[START Available data]
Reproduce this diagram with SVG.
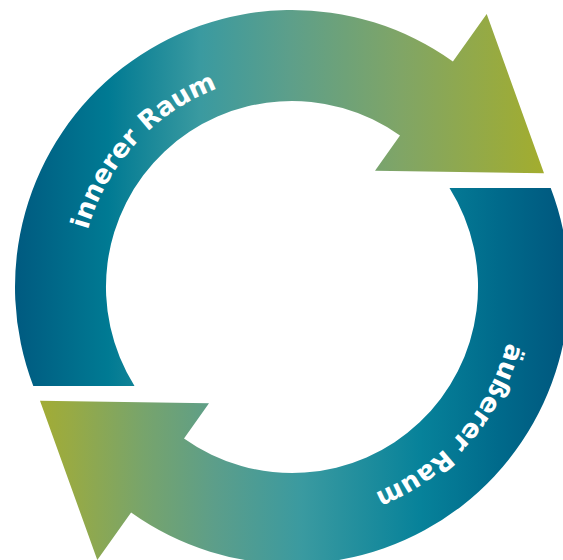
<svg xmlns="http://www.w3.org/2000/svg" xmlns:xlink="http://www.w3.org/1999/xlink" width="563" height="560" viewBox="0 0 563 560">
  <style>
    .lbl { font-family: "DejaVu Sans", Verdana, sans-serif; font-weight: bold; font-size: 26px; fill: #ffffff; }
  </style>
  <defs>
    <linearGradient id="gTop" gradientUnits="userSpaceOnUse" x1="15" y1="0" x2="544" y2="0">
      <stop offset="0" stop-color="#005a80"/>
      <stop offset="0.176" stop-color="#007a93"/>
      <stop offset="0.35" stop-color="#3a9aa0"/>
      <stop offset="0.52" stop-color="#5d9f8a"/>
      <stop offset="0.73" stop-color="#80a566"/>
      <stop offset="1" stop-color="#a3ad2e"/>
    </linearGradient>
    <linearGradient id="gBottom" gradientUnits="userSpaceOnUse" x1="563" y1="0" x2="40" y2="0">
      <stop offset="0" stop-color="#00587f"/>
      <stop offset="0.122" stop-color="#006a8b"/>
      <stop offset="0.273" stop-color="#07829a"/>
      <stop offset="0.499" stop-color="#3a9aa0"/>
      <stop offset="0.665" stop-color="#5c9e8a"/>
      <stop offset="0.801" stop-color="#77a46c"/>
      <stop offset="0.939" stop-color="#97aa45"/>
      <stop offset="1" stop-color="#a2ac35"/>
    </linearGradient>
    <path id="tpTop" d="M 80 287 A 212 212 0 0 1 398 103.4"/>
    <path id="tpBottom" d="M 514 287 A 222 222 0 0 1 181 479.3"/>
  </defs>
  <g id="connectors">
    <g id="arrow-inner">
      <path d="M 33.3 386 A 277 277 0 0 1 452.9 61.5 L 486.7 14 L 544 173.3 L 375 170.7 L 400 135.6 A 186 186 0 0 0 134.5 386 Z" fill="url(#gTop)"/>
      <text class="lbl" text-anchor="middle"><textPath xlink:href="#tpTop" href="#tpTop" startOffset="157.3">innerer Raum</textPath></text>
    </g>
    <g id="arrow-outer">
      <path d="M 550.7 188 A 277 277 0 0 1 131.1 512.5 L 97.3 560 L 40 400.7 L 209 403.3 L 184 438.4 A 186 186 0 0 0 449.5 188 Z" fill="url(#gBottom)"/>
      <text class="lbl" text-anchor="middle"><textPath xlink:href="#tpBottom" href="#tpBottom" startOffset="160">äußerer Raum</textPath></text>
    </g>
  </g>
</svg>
[END Available data]
Stated goal
Reproduce the full listing faithfully, but do not carry over any pictures.

Response to the exercise
Reproduce this diagram with SVG.
<svg xmlns="http://www.w3.org/2000/svg" xmlns:xlink="http://www.w3.org/1999/xlink" width="563" height="560" viewBox="0 0 563 560">
  <style>
    .lbl { font-family: "DejaVu Sans", Verdana, sans-serif; font-weight: bold; font-size: 26px; fill: #ffffff; }
  </style>
  <defs>
    <linearGradient id="gTop" gradientUnits="userSpaceOnUse" x1="15" y1="0" x2="544" y2="0">
      <stop offset="0" stop-color="#005a80"/>
      <stop offset="0.176" stop-color="#007a93"/>
      <stop offset="0.35" stop-color="#3a9aa0"/>
      <stop offset="0.52" stop-color="#5d9f8a"/>
      <stop offset="0.73" stop-color="#80a566"/>
      <stop offset="1" stop-color="#a3ad2e"/>
    </linearGradient>
    <linearGradient id="gBottom" gradientUnits="userSpaceOnUse" x1="563" y1="0" x2="40" y2="0">
      <stop offset="0" stop-color="#00587f"/>
      <stop offset="0.122" stop-color="#006a8b"/>
      <stop offset="0.273" stop-color="#07829a"/>
      <stop offset="0.499" stop-color="#3a9aa0"/>
      <stop offset="0.665" stop-color="#5c9e8a"/>
      <stop offset="0.801" stop-color="#77a46c"/>
      <stop offset="0.939" stop-color="#97aa45"/>
      <stop offset="1" stop-color="#a2ac35"/>
    </linearGradient>
    <path id="tpTop" d="M 80 287 A 212 212 0 0 1 398 103.4"/>
    <path id="tpBottom" d="M 514 287 A 222 222 0 0 1 181 479.3"/>
  </defs>
  <g id="connectors">
    <g id="arrow-inner">
      <path d="M 33.3 386 A 277 277 0 0 1 452.9 61.5 L 486.7 14 L 544 173.3 L 375 170.7 L 400 135.6 A 186 186 0 0 0 134.5 386 Z" fill="url(#gTop)"/>
      <text class="lbl" text-anchor="middle"><textPath xlink:href="#tpTop" href="#tpTop" startOffset="157.3">innerer Raum</textPath></text>
    </g>
    <g id="arrow-outer">
      <path d="M 550.7 188 A 277 277 0 0 1 131.1 512.5 L 97.3 560 L 40 400.7 L 209 403.3 L 184 438.4 A 186 186 0 0 0 449.5 188 Z" fill="url(#gBottom)"/>
      <text class="lbl" text-anchor="middle"><textPath xlink:href="#tpBottom" href="#tpBottom" startOffset="160">äußerer Raum</textPath></text>
    </g>
  </g>
</svg>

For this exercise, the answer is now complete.